Stated exercise:
Set the listing down again exactly, please, apart from its pictures.

Data block:
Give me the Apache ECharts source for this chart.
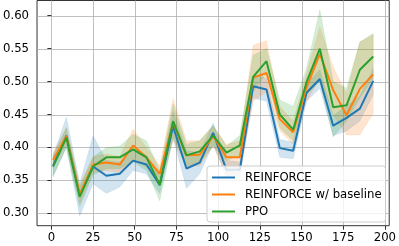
<!DOCTYPE html>
<html>
<head>
<meta charset="utf-8">
<script src="https://cdn.jsdelivr.net/npm/echarts@6/dist/echarts.min.js"></script>
<style>html,body{margin:0;padding:0;background:#fff}#c{width:399px;height:246px}</style>
</head>
<body>
<div id="c"></div>
<script>
var steps = [1,9,17,25,33,41,49,57,65,73,81,89,97,105,113,121,129,137,145,153,161,169,177,185,193];
var xTicks = [0,25,50,75,100,125,150,175,200];
var yTicks = [0.30,0.35,0.40,0.45,0.50,0.55,0.60];

var reinforceMean  = [0.372,0.418,0.327,0.371,0.357,0.360,0.380,0.374,0.343,0.432,0.368,0.377,0.422,0.366,0.366,0.493,0.488,0.399,0.395,0.483,0.504,0.433,0.445,0.459,0.501];
var reinforceLower = [0.357,0.400,0.296,0.345,0.330,0.340,0.365,0.360,0.330,0.415,0.338,0.360,0.405,0.355,0.355,0.475,0.470,0.385,0.383,0.470,0.490,0.418,0.425,0.440,0.480];
var reinforceUpper = [0.387,0.446,0.345,0.418,0.380,0.378,0.395,0.388,0.356,0.455,0.395,0.392,0.437,0.380,0.378,0.510,0.505,0.412,0.408,0.496,0.518,0.448,0.463,0.478,0.520];

var baselineMean  = [0.381,0.417,0.329,0.374,0.377,0.374,0.403,0.385,0.360,0.438,0.388,0.389,0.417,0.385,0.385,0.506,0.513,0.443,0.423,0.491,0.542,0.487,0.449,0.489,0.511];
var baselineLower = [0.370,0.405,0.315,0.362,0.365,0.362,0.382,0.370,0.345,0.410,0.372,0.372,0.402,0.360,0.360,0.470,0.485,0.425,0.405,0.470,0.505,0.450,0.419,0.419,0.452];
var baselineUpper = [0.392,0.430,0.343,0.386,0.390,0.386,0.428,0.400,0.372,0.474,0.410,0.410,0.432,0.405,0.410,0.555,0.562,0.462,0.440,0.512,0.583,0.522,0.482,0.560,0.571];

var ppoMean  = [0.371,0.415,0.325,0.371,0.385,0.385,0.397,0.385,0.343,0.440,0.388,0.394,0.418,0.392,0.403,0.507,0.531,0.450,0.427,0.499,0.550,0.461,0.464,0.518,0.538];
var ppoLower = [0.355,0.400,0.310,0.358,0.368,0.368,0.378,0.365,0.319,0.415,0.372,0.378,0.402,0.380,0.388,0.485,0.512,0.430,0.410,0.480,0.500,0.416,0.440,0.475,0.505];
var ppoUpper = [0.387,0.430,0.340,0.385,0.400,0.402,0.420,0.410,0.365,0.466,0.405,0.410,0.434,0.402,0.418,0.540,0.550,0.472,0.462,0.520,0.609,0.500,0.490,0.560,0.573];

var names = ['REINFORCE','REINFORCE w/ baseline','PPO'];
var colors = ['#1f77b4','#ff7f0e','#2ca02c'];
var groups = [
  [reinforceMean, reinforceLower, reinforceUpper],
  [baselineMean, baselineLower, baselineUpper],
  [ppoMean, ppoLower, ppoUpper]
];

var X_MIN = -8.6, X_MAX = 202.6, Y_MIN = 0.2812, Y_MAX = 0.6231;

function pairs(arr){ return steps.map(function(s,i){ return [s, arr[i]]; }); }

var FONT = "'DejaVu Sans', sans-serif";
var FS = 11.7;
var series = [];
var gridStyle = { stroke:'#b0b0b0', lineWidth:0.8 };
// vertical grid lines
series.push({
  type:'custom', silent:true, z:0, animation:false,
  data: xTicks.map(function(v){ return [v, Y_MIN]; }),
  encode:{x:0, y:1},
  renderItem: function(params, api){
    var v = api.value(0);
    var a = api.coord([v, Y_MIN]), b = api.coord([v, Y_MAX]);
    return { type:'line', shape:{x1:Math.round(a[0])+0.5, y1:a[1], x2:Math.round(b[0])+0.5, y2:b[1]}, style: gridStyle };
  }
});
// horizontal grid lines
series.push({
  type:'custom', silent:true, z:0, animation:false,
  data: yTicks.map(function(v){ return [X_MIN, v]; }),
  encode:{x:0, y:1},
  renderItem: function(params, api){
    var v = api.value(1);
    var a = api.coord([X_MIN, v]), b = api.coord([X_MAX, v]);
    return { type:'line', shape:{x1:a[0], y1:Math.round(a[1])+0.5, x2:b[0], y2:Math.round(b[1])+0.5}, style: gridStyle };
  }
});
// bands as polygons between lower and upper
groups.forEach(function(g, k){
  var lo = g[1], up = g[2];
  series.push({
    type:'custom', silent:true, z:1, animation:false,
    data: steps.map(function(s,i){ return [s, lo[i], up[i]]; }),
    encode:{x:0, y:[1,2]},
    renderItem: function(params, api){
      if (params.dataIndex !== 0) return null;
      var pts = [];
      for (var i = 0; i < steps.length; i++) pts.push(api.coord([steps[i], up[i]]));
      for (var j = steps.length - 1; j >= 0; j--) pts.push(api.coord([steps[j], lo[j]]));
      return { type:'polygon', shape:{points: pts},
        style:{ fill: colors[k], opacity:0.2, stroke: colors[k], lineWidth:0.5 } };
    }
  });
});
// mean lines
groups.forEach(function(g, k){
  series.push({
    name: names[k], type:'line', data: pairs(g[0]), symbol:'none', z:3,
    lineStyle:{color: colors[k], width:2}, itemStyle:{color: colors[k]}, animation:false
  });
});

var chart = echarts.init(document.getElementById('c'), null, {renderer:'canvas'});
chart.setOption({
  animation:false,
  grid:{ left:34, right:6.5, top:0.5, bottom:20.3, show:true, borderColor:'#000', borderWidth:0.8, backgroundColor:'transparent' },
  xAxis:{ type:'value', min:X_MIN, max:X_MAX,
    axisLine:{show:false}, splitLine:{show:false},
    axisTick:{show:true, inside:false, length:4, lineStyle:{color:'#000', width:0.8}, customValues: xTicks},
    axisLabel:{ customValues: xTicks, margin:6, color:'#000', fontFamily:FONT, fontSize:FS,
      formatter:function(v){ return String(v); } }
  },
  yAxis:{ type:'value', min:Y_MIN, max:Y_MAX,
    axisLine:{show:false}, splitLine:{show:false},
    axisTick:{show:true, inside:false, length:4, lineStyle:{color:'#000', width:0.8}, customValues: yTicks},
    axisLabel:{ customValues: yTicks, margin:8, color:'#000', fontFamily:FONT, fontSize:FS,
      formatter:function(v){ return v.toFixed(2); } }
  },
  legend:{
    data: names.map(function(n){ return {name:n, icon:'rect'}; }),
    orient:'vertical', left:207, top:166,
    itemWidth:23, itemHeight:2, itemGap:4, padding:[5,4,4,5],
    backgroundColor:'rgba(255,255,255,0.8)', borderColor:'#cccccc', borderWidth:1, borderRadius:3,
    textStyle:{ color:'#000', fontFamily:FONT, fontSize:FS, lineHeight:13, padding:[0,0,0,5] },
    selectedMode:false
  },
  series: series
});
</script>
</body>
</html>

Task output:
Give me the Apache ECharts source for this chart.
<!DOCTYPE html>
<html>
<head>
<meta charset="utf-8">
<script src="https://cdn.jsdelivr.net/npm/echarts@6/dist/echarts.min.js"></script>
<style>html,body{margin:0;padding:0;background:#fff}#c{width:399px;height:246px}</style>
</head>
<body>
<div id="c"></div>
<script>
var steps = [1,9,17,25,33,41,49,57,65,73,81,89,97,105,113,121,129,137,145,153,161,169,177,185,193];
var xTicks = [0,25,50,75,100,125,150,175,200];
var yTicks = [0.30,0.35,0.40,0.45,0.50,0.55,0.60];

var reinforceMean  = [0.372,0.418,0.327,0.371,0.357,0.360,0.380,0.374,0.343,0.432,0.368,0.377,0.422,0.366,0.366,0.493,0.488,0.399,0.395,0.483,0.504,0.433,0.445,0.459,0.501];
var reinforceLower = [0.357,0.400,0.296,0.345,0.330,0.340,0.365,0.360,0.330,0.415,0.338,0.360,0.405,0.355,0.355,0.475,0.470,0.385,0.383,0.470,0.490,0.418,0.425,0.440,0.480];
var reinforceUpper = [0.387,0.446,0.345,0.418,0.380,0.378,0.395,0.388,0.356,0.455,0.395,0.392,0.437,0.380,0.378,0.510,0.505,0.412,0.408,0.496,0.518,0.448,0.463,0.478,0.520];

var baselineMean  = [0.381,0.417,0.329,0.374,0.377,0.374,0.403,0.385,0.360,0.438,0.388,0.389,0.417,0.385,0.385,0.506,0.513,0.443,0.423,0.491,0.542,0.487,0.449,0.489,0.511];
var baselineLower = [0.370,0.405,0.315,0.362,0.365,0.362,0.382,0.370,0.345,0.410,0.372,0.372,0.402,0.360,0.360,0.470,0.485,0.425,0.405,0.470,0.505,0.450,0.419,0.419,0.452];
var baselineUpper = [0.392,0.430,0.343,0.386,0.390,0.386,0.428,0.400,0.372,0.474,0.410,0.410,0.432,0.405,0.410,0.555,0.562,0.462,0.440,0.512,0.583,0.522,0.482,0.560,0.571];

var ppoMean  = [0.371,0.415,0.325,0.371,0.385,0.385,0.397,0.385,0.343,0.440,0.388,0.394,0.418,0.392,0.403,0.507,0.531,0.450,0.427,0.499,0.550,0.461,0.464,0.518,0.538];
var ppoLower = [0.355,0.400,0.310,0.358,0.368,0.368,0.378,0.365,0.319,0.415,0.372,0.378,0.402,0.380,0.388,0.485,0.512,0.430,0.410,0.480,0.500,0.416,0.440,0.475,0.505];
var ppoUpper = [0.387,0.430,0.340,0.385,0.400,0.402,0.420,0.410,0.365,0.466,0.405,0.410,0.434,0.402,0.418,0.540,0.550,0.472,0.462,0.520,0.609,0.500,0.490,0.560,0.573];

var names = ['REINFORCE','REINFORCE w/ baseline','PPO'];
var colors = ['#1f77b4','#ff7f0e','#2ca02c'];
var groups = [
  [reinforceMean, reinforceLower, reinforceUpper],
  [baselineMean, baselineLower, baselineUpper],
  [ppoMean, ppoLower, ppoUpper]
];

var X_MIN = -8.6, X_MAX = 202.6, Y_MIN = 0.2812, Y_MAX = 0.6231;

function pairs(arr){ return steps.map(function(s,i){ return [s, arr[i]]; }); }

var FONT = "'DejaVu Sans', sans-serif";
var FS = 11.7;
var series = [];
var gridStyle = { stroke:'#b0b0b0', lineWidth:0.8 };
// vertical grid lines
series.push({
  type:'custom', silent:true, z:0, animation:false,
  data: xTicks.map(function(v){ return [v, Y_MIN]; }),
  encode:{x:0, y:1},
  renderItem: function(params, api){
    var v = api.value(0);
    var a = api.coord([v, Y_MIN]), b = api.coord([v, Y_MAX]);
    return { type:'line', shape:{x1:Math.round(a[0])+0.5, y1:a[1], x2:Math.round(b[0])+0.5, y2:b[1]}, style: gridStyle };
  }
});
// horizontal grid lines
series.push({
  type:'custom', silent:true, z:0, animation:false,
  data: yTicks.map(function(v){ return [X_MIN, v]; }),
  encode:{x:0, y:1},
  renderItem: function(params, api){
    var v = api.value(1);
    var a = api.coord([X_MIN, v]), b = api.coord([X_MAX, v]);
    return { type:'line', shape:{x1:a[0], y1:Math.round(a[1])+0.5, x2:b[0], y2:Math.round(b[1])+0.5}, style: gridStyle };
  }
});
// bands as polygons between lower and upper
groups.forEach(function(g, k){
  var lo = g[1], up = g[2];
  series.push({
    type:'custom', silent:true, z:1, animation:false,
    data: steps.map(function(s,i){ return [s, lo[i], up[i]]; }),
    encode:{x:0, y:[1,2]},
    renderItem: function(params, api){
      if (params.dataIndex !== 0) return null;
      var pts = [];
      for (var i = 0; i < steps.length; i++) pts.push(api.coord([steps[i], up[i]]));
      for (var j = steps.length - 1; j >= 0; j--) pts.push(api.coord([steps[j], lo[j]]));
      return { type:'polygon', shape:{points: pts},
        style:{ fill: colors[k], opacity:0.2, stroke: colors[k], lineWidth:0.5 } };
    }
  });
});
// mean lines
groups.forEach(function(g, k){
  series.push({
    name: names[k], type:'line', data: pairs(g[0]), symbol:'none', z:3,
    lineStyle:{color: colors[k], width:2}, itemStyle:{color: colors[k]}, animation:false
  });
});

var chart = echarts.init(document.getElementById('c'), null, {renderer:'canvas'});
chart.setOption({
  animation:false,
  grid:{ left:34, right:6.5, top:0.5, bottom:20.3, show:true, borderColor:'#000', borderWidth:0.8, backgroundColor:'transparent' },
  xAxis:{ type:'value', min:X_MIN, max:X_MAX,
    axisLine:{show:false}, splitLine:{show:false},
    axisTick:{show:true, inside:false, length:4, lineStyle:{color:'#000', width:0.8}, customValues: xTicks},
    axisLabel:{ customValues: xTicks, margin:6, color:'#000', fontFamily:FONT, fontSize:FS,
      formatter:function(v){ return String(v); } }
  },
  yAxis:{ type:'value', min:Y_MIN, max:Y_MAX,
    axisLine:{show:false}, splitLine:{show:false},
    axisTick:{show:true, inside:false, length:4, lineStyle:{color:'#000', width:0.8}, customValues: yTicks},
    axisLabel:{ customValues: yTicks, margin:8, color:'#000', fontFamily:FONT, fontSize:FS,
      formatter:function(v){ return v.toFixed(2); } }
  },
  legend:{
    data: names.map(function(n){ return {name:n, icon:'rect'}; }),
    orient:'vertical', left:207, top:166,
    itemWidth:23, itemHeight:2, itemGap:4, padding:[5,4,4,5],
    backgroundColor:'rgba(255,255,255,0.8)', borderColor:'#cccccc', borderWidth:1, borderRadius:3,
    textStyle:{ color:'#000', fontFamily:FONT, fontSize:FS, lineHeight:13, padding:[0,0,0,5] },
    selectedMode:false
  },
  series: series
});
</script>
</body>
</html>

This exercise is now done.